Son raporda, ‘Avrupa’nın savunması için Türk askerinin katkısı‘na ilişkin Ankara ile Brüksel arasında gözlenen yakınlaşmanın, Türkiye’nin AB üyeliği için yeterli bir neden olmadığı açık bir dille vurgulandı. Dahası, ‘Türkiye’nin jeopolitik ve stratejik önemine rağmen, demokratik gerilemenin, AB’ye üyelik sürecini kilitlediği’ belirtildi.
“Türkiye hükümeti temel demokratik eksiklikleri giderememiştir” denerek gençler başta olmak üzere Türk toplumunun geniş bir kesiminin demokratik ve Avrupa yanlısı tutumuna rağmen, Türkiye’nin AB üyelik sürecinin dondurulması istendi.
Avrupa Parlamentosu, Türkiye’yle ilişkilerde tam üyelik perspektifi yerine, ‘imtiyazlı ortaklık‘ gibi ‘farklı bir çerçeve‘ arayışlarının öne çıkarılmasının altını çizdi.

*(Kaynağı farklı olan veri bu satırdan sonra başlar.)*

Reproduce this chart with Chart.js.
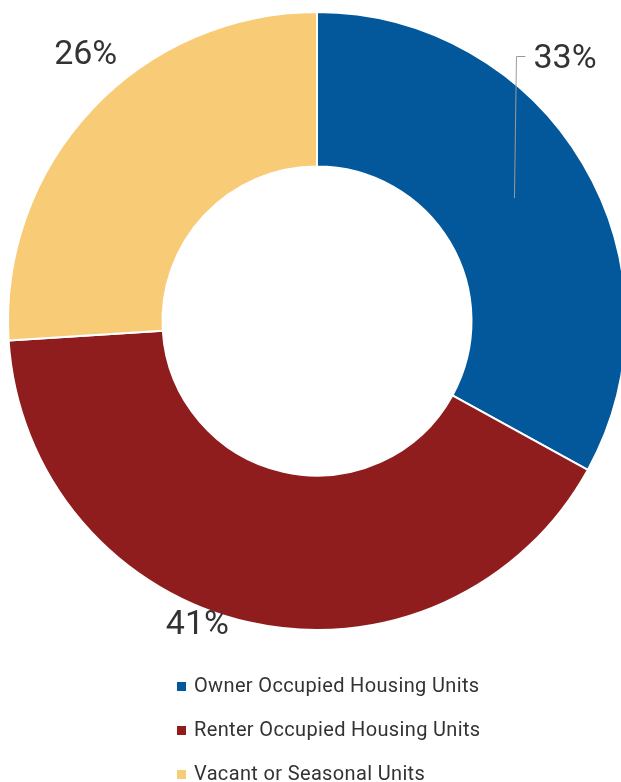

İstanbul Büyükşehir Belediye (İBB) Başkanı Ekrem İmamoğlu’nun tutuklanması ve Avrupa İnsan Hakları Mahkemesi kararlarına rağmen, Osman Kavala ve Selahattin Demirtaş’ın hala cezaevinde tutulmasına da değinilen raporda, ‘Türkiye’deki demokratik standartların sürekli kötüleşmesinden ve eleştirel seslerin bastırılmasından derin endişe duyulduğu‘ belirtildi.
19 Mart’tan sonraki kitlesel protestolara yönelik sert müdahaleler ve delilsiz yürütülen toplu yargılamalar da sert bir dille eleştirildi. İmamoğlu’na yönelik yargılama ‘meşru bir rakibin seçimlere katılmasını engellemeye yönelik siyasi hamle‘ diye nitelendi.

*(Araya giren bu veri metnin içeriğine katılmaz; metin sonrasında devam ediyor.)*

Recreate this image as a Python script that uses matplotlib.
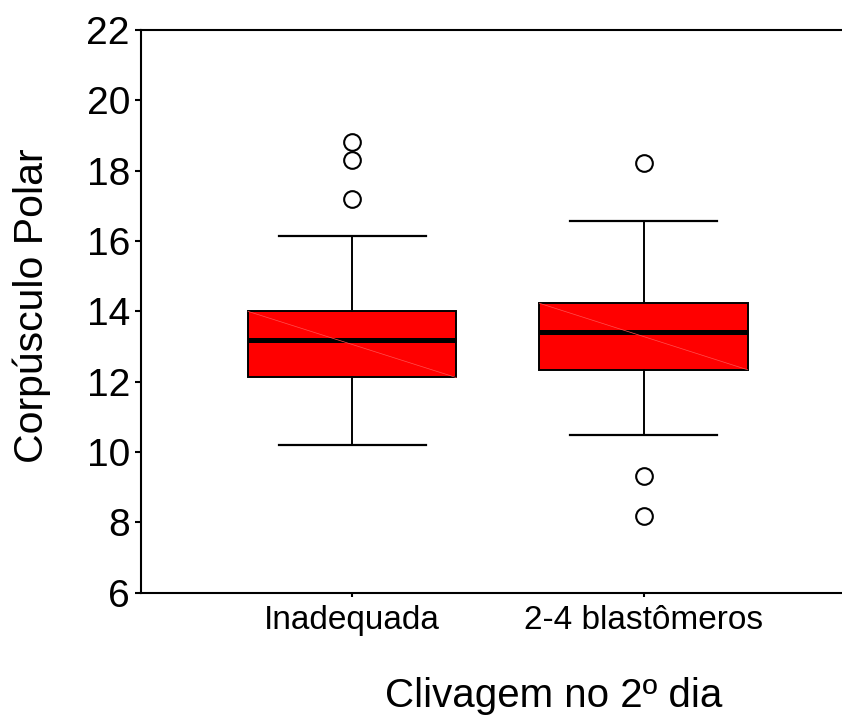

Raporda, Cumhurbaşkanı Recep Tayyip Erdoğan’ın Kıbrıs’ın kuzeyine gerçekleştirdiği son ziyaret için ‘işgal altındaki bölgeye yapılan yasadışı ve kışkırtıcı‘ dendi. Ziyaretin ‘Kıbrıs’taki hem Rum hem de Türk toplumunun çıkarlarına doğrudan meşru olmayan bir müdahale’ anlamına geldiği savunuldu.

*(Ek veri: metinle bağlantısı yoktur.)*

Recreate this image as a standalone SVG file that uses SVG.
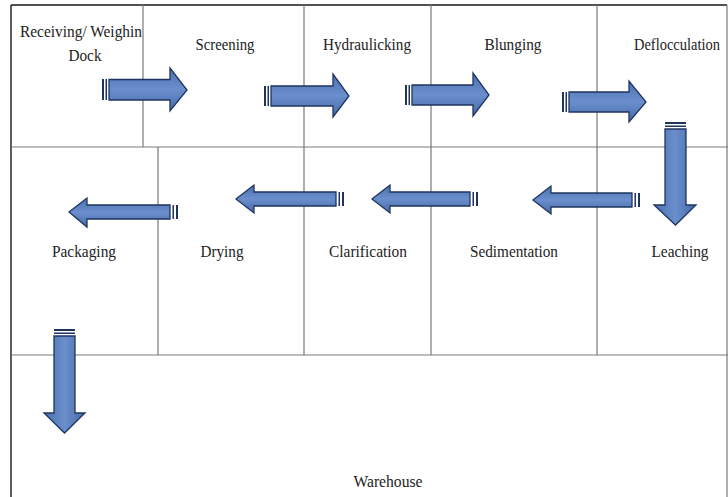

Türkiye’nin AB üyeliği için yerine getirmesi gereken kriterlerin net olduğunu bir kez daha anımsatılarak şöyle dendi:
“AB üyeliği, demokrasiyi, hukukun üstünlüğünü, insan haklarını, azınlıklara saygı ve onların korumasını, iyi komşuluk ilişkilerini, uluslararası hukuka uyumu ve AB’nin ortak dış ve güvenlik politikasına uyumu garanti eden istikrarlı kurumlar gibi belirli katılım kriterlerini yerine getirmeye bağlıdır.”
AP raporunda, Türkiye’nin Karadeniz, Ukrayna ve Ortadoğu gibi uluslararası güvenlik açısından kritik bölgelerdeki rolüne de işaret edildi.
NATO müttefiki ülkeyle enerji güvenliği, iklim eylemi, terörle mücadele ve bölgesel istikrar gibi alanlarda daha derin işbirliği çağrısı yapıldı. Ancak bu işbirliğinin, Türkiye’nin demokratik normlardan uzaklaştığı sürece sınırlı kalacağının da altı çizildi.
Bu haberler de ilginizi çekebilir:
AP Türkiye Raportörü Nacho Sánchez Amor, Türkiye’den gelen ‘Üyelik süreci canlandırılsın‘ çağrılarına karşılık şöyle dedi: “Üyelik, güvenlik veya jeopolitik meselelerle ilgili değil, demokrasiyle ilgilidir. Yakın zamanda Ekrem İmamoğlu’nun tutuklanmasında olduğu gibi, Türkiye otoriter modele doğru ne kadar yaklaşırsa AB’ye üyelik ihtimali de o kadar uzaklaşıyor.”